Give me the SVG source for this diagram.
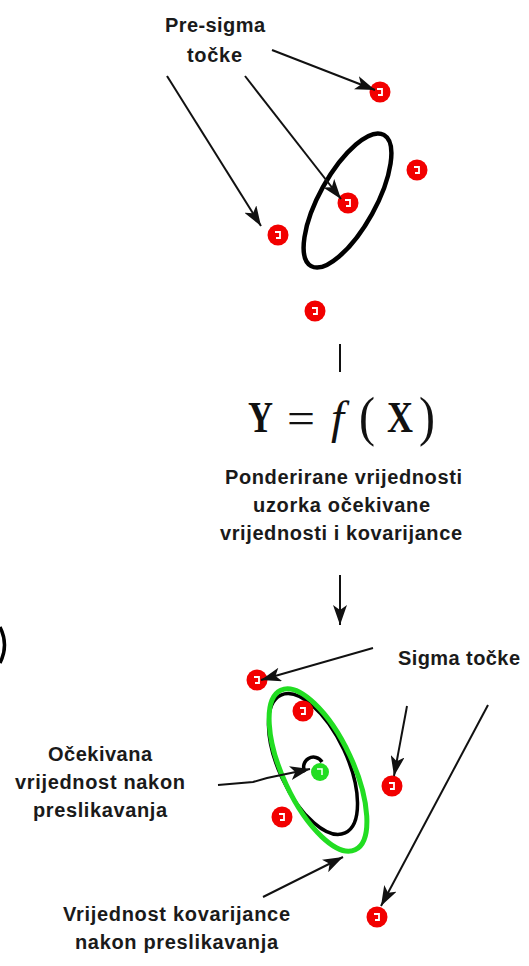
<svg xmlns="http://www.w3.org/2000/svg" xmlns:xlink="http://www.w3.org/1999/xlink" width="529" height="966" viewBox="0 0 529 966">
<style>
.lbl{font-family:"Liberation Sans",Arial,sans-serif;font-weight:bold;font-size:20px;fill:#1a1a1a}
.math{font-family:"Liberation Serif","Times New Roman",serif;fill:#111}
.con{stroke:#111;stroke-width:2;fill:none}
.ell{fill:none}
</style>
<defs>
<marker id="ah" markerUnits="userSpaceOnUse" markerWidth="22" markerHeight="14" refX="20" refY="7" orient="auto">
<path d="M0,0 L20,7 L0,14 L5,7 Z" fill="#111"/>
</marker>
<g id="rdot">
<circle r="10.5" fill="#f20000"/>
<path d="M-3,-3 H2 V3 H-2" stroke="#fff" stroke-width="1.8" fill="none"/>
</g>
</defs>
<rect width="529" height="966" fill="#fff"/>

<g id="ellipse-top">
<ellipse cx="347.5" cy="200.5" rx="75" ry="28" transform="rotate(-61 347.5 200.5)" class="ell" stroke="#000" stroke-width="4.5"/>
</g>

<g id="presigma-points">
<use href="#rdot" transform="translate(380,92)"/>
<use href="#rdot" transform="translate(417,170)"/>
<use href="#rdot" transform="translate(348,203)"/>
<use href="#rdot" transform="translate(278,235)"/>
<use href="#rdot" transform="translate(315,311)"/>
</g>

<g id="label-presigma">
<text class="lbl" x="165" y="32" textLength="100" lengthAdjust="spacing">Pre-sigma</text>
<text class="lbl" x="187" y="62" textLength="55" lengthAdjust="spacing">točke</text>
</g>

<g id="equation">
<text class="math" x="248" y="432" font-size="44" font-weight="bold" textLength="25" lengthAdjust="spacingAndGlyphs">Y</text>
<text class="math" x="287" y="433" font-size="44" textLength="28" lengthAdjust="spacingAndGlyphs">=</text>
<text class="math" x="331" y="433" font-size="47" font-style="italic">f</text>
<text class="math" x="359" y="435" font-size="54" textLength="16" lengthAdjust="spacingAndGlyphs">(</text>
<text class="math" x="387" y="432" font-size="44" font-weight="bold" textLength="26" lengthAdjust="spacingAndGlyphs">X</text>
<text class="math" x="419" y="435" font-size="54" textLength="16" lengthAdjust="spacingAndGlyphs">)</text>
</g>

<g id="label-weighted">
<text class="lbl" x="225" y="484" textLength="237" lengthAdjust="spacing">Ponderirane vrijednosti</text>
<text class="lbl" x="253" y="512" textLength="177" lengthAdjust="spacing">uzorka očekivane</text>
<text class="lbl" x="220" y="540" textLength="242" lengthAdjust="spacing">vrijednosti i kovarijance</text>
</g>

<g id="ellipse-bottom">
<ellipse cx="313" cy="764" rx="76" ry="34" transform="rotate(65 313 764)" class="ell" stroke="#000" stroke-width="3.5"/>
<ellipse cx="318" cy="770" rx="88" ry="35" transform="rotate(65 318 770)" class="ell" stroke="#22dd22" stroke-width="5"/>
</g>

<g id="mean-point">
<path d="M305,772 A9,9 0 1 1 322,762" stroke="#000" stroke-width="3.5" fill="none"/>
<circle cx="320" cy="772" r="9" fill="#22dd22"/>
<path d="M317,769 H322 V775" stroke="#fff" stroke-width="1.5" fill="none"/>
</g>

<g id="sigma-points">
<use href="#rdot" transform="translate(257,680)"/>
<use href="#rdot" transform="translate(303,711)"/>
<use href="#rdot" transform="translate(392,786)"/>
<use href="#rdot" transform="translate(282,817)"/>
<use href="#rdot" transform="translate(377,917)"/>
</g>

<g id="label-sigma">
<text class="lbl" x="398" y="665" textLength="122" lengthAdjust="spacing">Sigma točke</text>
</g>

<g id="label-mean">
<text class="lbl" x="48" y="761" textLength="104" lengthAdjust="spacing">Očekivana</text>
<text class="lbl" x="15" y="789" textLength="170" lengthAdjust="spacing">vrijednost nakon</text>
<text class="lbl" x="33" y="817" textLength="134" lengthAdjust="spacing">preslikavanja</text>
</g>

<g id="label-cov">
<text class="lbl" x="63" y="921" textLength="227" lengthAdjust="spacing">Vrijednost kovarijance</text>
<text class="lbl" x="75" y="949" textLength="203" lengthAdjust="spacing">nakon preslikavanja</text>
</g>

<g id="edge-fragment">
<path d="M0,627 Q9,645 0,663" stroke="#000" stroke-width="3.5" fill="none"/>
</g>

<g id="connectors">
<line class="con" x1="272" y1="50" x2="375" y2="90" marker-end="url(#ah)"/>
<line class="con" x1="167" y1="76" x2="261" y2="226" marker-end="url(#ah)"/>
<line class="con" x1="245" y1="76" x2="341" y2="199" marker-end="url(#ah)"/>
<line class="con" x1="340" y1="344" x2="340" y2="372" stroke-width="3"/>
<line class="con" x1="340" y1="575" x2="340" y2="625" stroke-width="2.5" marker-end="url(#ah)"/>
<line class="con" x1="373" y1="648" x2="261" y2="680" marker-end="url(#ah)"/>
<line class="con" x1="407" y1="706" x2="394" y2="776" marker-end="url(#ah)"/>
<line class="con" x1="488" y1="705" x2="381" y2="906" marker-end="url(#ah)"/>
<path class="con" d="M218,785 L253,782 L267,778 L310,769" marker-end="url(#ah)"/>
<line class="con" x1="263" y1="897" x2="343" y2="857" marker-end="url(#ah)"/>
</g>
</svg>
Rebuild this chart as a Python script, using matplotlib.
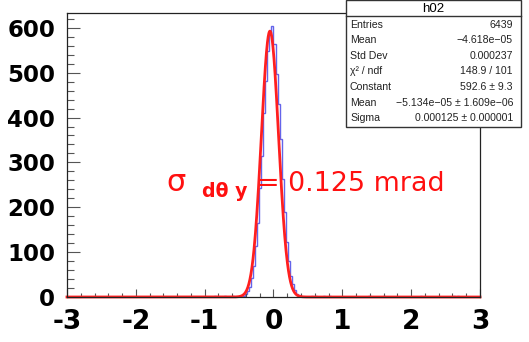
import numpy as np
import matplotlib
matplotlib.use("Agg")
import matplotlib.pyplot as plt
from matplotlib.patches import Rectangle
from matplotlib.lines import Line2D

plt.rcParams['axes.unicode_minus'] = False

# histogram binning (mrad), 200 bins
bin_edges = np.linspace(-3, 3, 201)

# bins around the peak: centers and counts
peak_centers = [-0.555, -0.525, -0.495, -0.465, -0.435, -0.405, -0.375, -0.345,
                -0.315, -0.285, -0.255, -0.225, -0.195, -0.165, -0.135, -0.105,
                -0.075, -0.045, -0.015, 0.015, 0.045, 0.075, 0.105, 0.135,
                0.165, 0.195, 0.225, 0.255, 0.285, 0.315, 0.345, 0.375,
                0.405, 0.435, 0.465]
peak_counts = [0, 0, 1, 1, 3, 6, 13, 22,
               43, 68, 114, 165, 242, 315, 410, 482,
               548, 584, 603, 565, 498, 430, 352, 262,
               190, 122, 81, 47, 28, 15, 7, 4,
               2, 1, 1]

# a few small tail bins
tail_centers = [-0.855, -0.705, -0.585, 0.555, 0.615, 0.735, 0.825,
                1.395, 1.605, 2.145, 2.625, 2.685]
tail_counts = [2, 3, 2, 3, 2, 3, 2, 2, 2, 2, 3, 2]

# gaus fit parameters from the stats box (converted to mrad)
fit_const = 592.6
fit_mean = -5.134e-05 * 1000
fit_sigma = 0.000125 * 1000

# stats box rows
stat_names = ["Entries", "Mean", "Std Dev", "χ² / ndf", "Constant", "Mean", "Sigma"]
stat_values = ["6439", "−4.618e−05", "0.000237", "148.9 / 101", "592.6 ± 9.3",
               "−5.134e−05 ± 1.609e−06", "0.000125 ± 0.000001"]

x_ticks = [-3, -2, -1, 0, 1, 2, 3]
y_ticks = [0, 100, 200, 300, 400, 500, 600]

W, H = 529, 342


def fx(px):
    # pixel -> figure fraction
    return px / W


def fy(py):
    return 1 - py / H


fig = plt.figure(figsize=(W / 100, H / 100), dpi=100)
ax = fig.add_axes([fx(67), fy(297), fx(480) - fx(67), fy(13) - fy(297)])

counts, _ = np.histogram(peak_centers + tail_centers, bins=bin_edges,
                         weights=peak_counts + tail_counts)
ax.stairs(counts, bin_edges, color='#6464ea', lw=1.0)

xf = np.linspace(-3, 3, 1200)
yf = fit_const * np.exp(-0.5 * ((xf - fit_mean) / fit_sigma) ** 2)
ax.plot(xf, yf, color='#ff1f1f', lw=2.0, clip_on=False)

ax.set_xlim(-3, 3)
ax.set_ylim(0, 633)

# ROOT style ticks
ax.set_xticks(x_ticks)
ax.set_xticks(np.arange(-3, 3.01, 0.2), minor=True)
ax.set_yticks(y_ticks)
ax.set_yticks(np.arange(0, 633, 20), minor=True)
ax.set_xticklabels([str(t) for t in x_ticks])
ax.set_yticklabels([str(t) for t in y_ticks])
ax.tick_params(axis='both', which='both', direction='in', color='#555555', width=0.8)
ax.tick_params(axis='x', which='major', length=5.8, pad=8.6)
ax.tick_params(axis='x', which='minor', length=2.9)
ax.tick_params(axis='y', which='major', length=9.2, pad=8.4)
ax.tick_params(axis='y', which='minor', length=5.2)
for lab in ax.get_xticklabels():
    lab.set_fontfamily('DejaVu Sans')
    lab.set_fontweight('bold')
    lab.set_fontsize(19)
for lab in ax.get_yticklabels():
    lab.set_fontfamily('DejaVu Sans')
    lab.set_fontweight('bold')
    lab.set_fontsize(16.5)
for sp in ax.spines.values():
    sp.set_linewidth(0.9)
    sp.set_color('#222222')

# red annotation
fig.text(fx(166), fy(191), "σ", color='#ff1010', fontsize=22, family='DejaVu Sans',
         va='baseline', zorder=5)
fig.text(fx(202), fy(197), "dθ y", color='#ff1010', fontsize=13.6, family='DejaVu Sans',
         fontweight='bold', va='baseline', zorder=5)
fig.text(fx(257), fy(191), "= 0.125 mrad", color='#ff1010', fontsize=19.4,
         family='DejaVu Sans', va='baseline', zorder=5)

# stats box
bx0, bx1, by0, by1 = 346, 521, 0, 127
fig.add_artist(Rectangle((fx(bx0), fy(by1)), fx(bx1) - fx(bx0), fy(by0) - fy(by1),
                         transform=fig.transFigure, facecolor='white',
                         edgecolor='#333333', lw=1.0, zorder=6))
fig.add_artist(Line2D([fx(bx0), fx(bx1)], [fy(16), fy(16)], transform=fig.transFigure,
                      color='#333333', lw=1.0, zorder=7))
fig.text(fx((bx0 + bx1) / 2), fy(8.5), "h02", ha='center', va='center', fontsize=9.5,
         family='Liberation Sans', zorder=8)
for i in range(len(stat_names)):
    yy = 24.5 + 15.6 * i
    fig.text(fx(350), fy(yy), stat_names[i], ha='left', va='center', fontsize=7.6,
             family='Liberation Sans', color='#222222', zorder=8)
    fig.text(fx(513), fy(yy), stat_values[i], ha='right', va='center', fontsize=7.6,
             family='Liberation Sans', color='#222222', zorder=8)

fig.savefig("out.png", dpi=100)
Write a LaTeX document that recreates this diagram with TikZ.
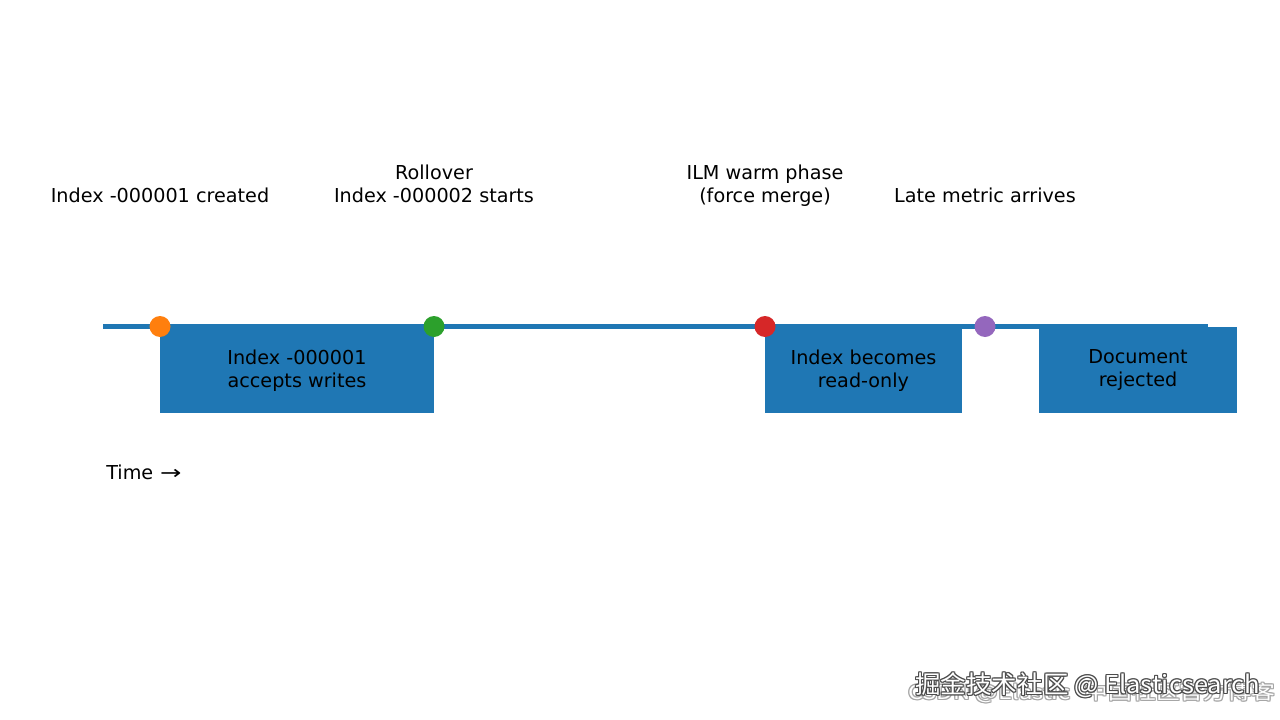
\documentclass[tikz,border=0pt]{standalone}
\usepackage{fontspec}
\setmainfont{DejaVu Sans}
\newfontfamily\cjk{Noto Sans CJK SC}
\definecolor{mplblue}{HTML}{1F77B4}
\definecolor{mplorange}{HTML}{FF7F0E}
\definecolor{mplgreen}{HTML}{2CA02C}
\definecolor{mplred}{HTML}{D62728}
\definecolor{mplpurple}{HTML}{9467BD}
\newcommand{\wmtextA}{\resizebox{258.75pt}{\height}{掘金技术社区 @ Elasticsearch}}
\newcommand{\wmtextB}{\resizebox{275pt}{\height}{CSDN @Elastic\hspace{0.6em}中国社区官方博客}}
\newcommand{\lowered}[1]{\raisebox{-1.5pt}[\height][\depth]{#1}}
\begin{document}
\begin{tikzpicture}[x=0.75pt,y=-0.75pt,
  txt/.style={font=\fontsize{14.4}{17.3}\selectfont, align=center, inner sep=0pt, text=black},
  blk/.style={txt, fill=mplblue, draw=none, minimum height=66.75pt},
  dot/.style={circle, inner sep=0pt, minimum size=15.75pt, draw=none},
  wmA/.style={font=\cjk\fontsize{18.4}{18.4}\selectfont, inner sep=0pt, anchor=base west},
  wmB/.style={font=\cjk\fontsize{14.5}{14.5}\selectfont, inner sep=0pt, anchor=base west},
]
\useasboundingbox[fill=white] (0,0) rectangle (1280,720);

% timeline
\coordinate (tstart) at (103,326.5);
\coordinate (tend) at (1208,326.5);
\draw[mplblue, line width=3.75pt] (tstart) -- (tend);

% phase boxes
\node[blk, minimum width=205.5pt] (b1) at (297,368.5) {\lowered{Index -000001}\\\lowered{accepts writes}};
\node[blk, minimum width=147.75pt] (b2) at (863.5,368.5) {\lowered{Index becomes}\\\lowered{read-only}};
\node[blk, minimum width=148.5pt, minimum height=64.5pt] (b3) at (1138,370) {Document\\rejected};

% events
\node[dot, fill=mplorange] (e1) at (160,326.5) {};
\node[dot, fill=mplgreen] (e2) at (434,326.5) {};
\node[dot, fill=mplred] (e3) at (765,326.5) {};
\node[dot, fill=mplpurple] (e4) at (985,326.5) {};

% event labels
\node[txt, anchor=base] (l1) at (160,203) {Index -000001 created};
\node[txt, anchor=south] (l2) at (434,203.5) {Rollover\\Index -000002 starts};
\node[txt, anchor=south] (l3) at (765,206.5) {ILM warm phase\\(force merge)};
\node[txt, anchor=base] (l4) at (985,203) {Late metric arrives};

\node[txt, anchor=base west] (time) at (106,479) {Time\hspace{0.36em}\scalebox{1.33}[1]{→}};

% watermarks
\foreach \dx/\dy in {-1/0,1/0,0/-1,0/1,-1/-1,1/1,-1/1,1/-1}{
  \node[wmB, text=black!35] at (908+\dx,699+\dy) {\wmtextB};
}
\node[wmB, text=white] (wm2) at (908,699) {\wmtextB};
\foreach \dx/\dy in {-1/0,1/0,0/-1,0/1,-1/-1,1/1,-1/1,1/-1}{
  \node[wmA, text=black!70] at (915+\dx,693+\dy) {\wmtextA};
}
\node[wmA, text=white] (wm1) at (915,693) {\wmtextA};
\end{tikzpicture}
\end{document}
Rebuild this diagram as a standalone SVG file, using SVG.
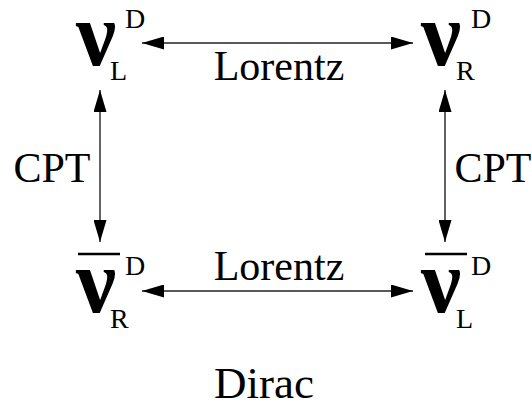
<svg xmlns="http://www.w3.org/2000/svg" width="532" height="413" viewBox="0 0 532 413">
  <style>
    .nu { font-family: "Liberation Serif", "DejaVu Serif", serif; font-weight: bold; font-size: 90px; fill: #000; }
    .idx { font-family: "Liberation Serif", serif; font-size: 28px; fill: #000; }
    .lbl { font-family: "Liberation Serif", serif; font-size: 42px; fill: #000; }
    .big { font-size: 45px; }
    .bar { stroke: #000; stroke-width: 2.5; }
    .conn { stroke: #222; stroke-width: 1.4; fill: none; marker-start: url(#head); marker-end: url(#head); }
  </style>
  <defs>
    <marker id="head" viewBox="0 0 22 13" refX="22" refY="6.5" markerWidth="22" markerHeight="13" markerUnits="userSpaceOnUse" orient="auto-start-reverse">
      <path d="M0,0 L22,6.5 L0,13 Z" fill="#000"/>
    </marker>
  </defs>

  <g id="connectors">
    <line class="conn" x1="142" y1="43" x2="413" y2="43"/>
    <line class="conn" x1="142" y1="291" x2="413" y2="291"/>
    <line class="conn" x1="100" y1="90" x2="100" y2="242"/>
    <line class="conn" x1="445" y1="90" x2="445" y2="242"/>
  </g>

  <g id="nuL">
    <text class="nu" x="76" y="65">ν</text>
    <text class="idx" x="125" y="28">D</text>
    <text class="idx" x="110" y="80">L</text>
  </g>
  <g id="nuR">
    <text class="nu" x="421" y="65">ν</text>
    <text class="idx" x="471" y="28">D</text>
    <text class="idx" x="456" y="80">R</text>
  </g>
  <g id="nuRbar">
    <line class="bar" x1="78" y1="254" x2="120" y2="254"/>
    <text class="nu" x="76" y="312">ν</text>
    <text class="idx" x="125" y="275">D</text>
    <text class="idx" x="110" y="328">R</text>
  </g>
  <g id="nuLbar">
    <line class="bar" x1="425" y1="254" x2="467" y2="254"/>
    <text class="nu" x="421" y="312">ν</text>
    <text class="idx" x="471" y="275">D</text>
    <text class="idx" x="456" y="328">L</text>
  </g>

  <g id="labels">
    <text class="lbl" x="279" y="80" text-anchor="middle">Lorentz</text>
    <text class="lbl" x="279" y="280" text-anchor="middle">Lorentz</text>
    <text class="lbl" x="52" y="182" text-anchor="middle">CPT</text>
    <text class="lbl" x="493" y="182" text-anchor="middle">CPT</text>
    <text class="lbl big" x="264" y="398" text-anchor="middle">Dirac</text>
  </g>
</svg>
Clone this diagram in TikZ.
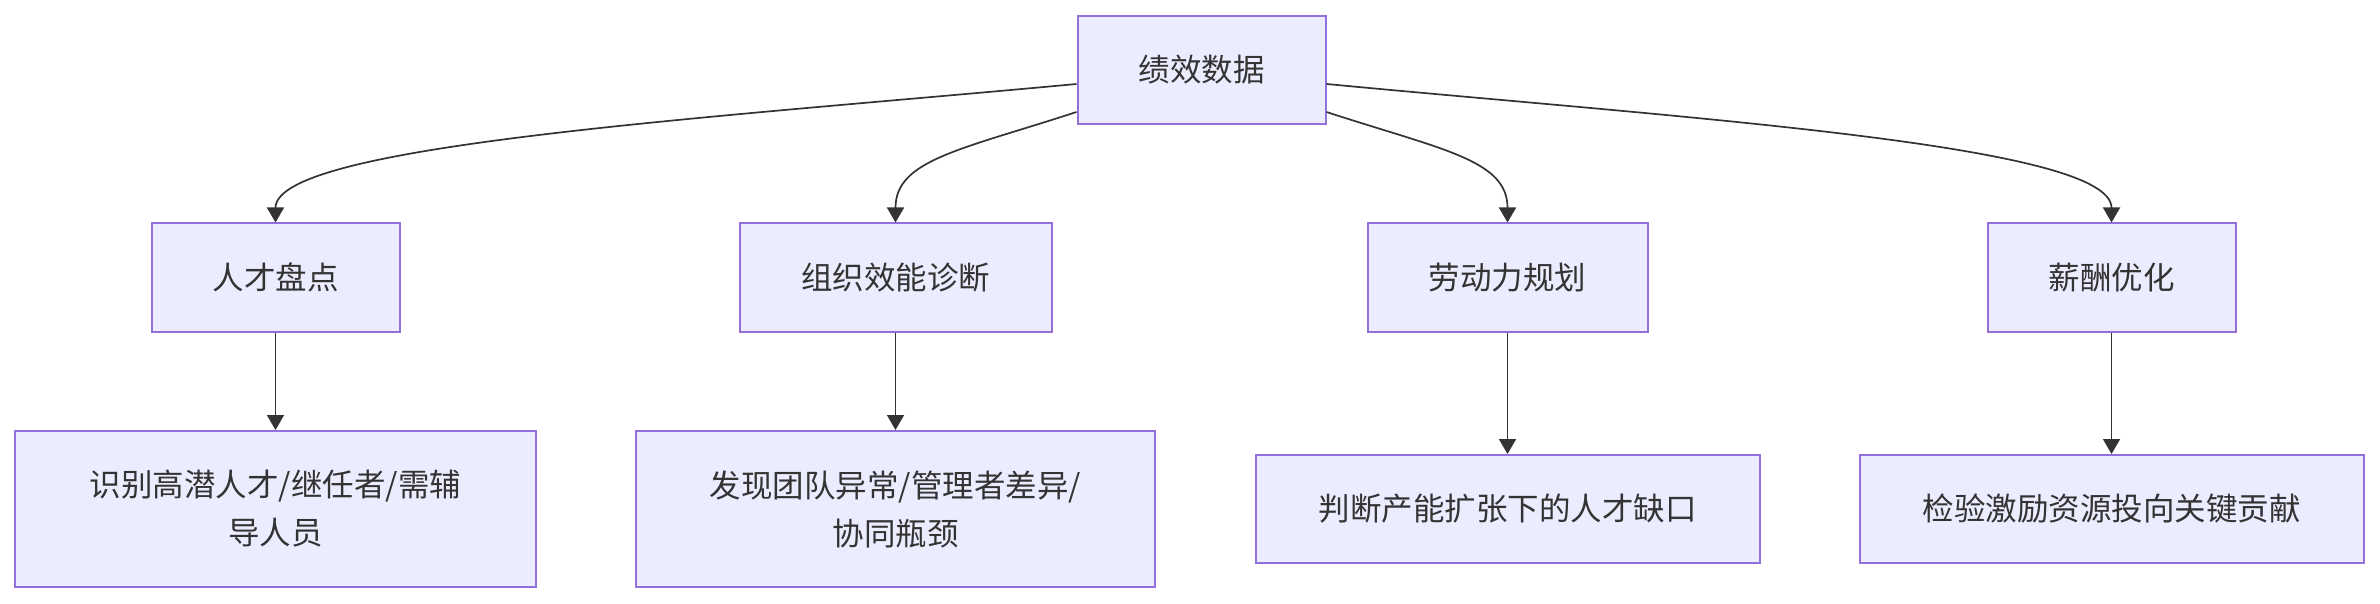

------------------------

--- Instructions to follow ---
Using the entries above, reproduce word for word only the lines from the one that contains "Write a LaTeX" to the one that contains "(tstart) -- (tend);", both ends included, and drop every picture.

--- Output of the task ---
Write a LaTeX document that recreates this diagram with TikZ.
\documentclass[tikz,border=0pt]{standalone}
\usepackage{fontspec}
\setmainfont{DejaVu Sans}
\newfontfamily\cjk{Noto Sans CJK SC}
\definecolor{mplblue}{HTML}{1F77B4}
\definecolor{mplorange}{HTML}{FF7F0E}
\definecolor{mplgreen}{HTML}{2CA02C}
\definecolor{mplred}{HTML}{D62728}
\definecolor{mplpurple}{HTML}{9467BD}
\newcommand{\wmtextA}{\resizebox{258.75pt}{\height}{掘金技术社区 @ Elasticsearch}}
\newcommand{\wmtextB}{\resizebox{275pt}{\height}{CSDN @Elastic\hspace{0.6em}中国社区官方博客}}
\newcommand{\lowered}[1]{\raisebox{-1.5pt}[\height][\depth]{#1}}
\begin{document}
\begin{tikzpicture}[x=0.75pt,y=-0.75pt,
  txt/.style={font=\fontsize{14.4}{17.3}\selectfont, align=center, inner sep=0pt, text=black},
  blk/.style={txt, fill=mplblue, draw=none, minimum height=66.75pt},
  dot/.style={circle, inner sep=0pt, minimum size=15.75pt, draw=none},
  wmA/.style={font=\cjk\fontsize{18.4}{18.4}\selectfont, inner sep=0pt, anchor=base west},
  wmB/.style={font=\cjk\fontsize{14.5}{14.5}\selectfont, inner sep=0pt, anchor=base west},
]
\useasboundingbox[fill=white] (0,0) rectangle (1280,720);

% timeline
\coordinate (tstart) at (103,326.5);
\coordinate (tend) at (1208,326.5);
\draw[mplblue, line width=3.75pt] (tstart) -- (tend);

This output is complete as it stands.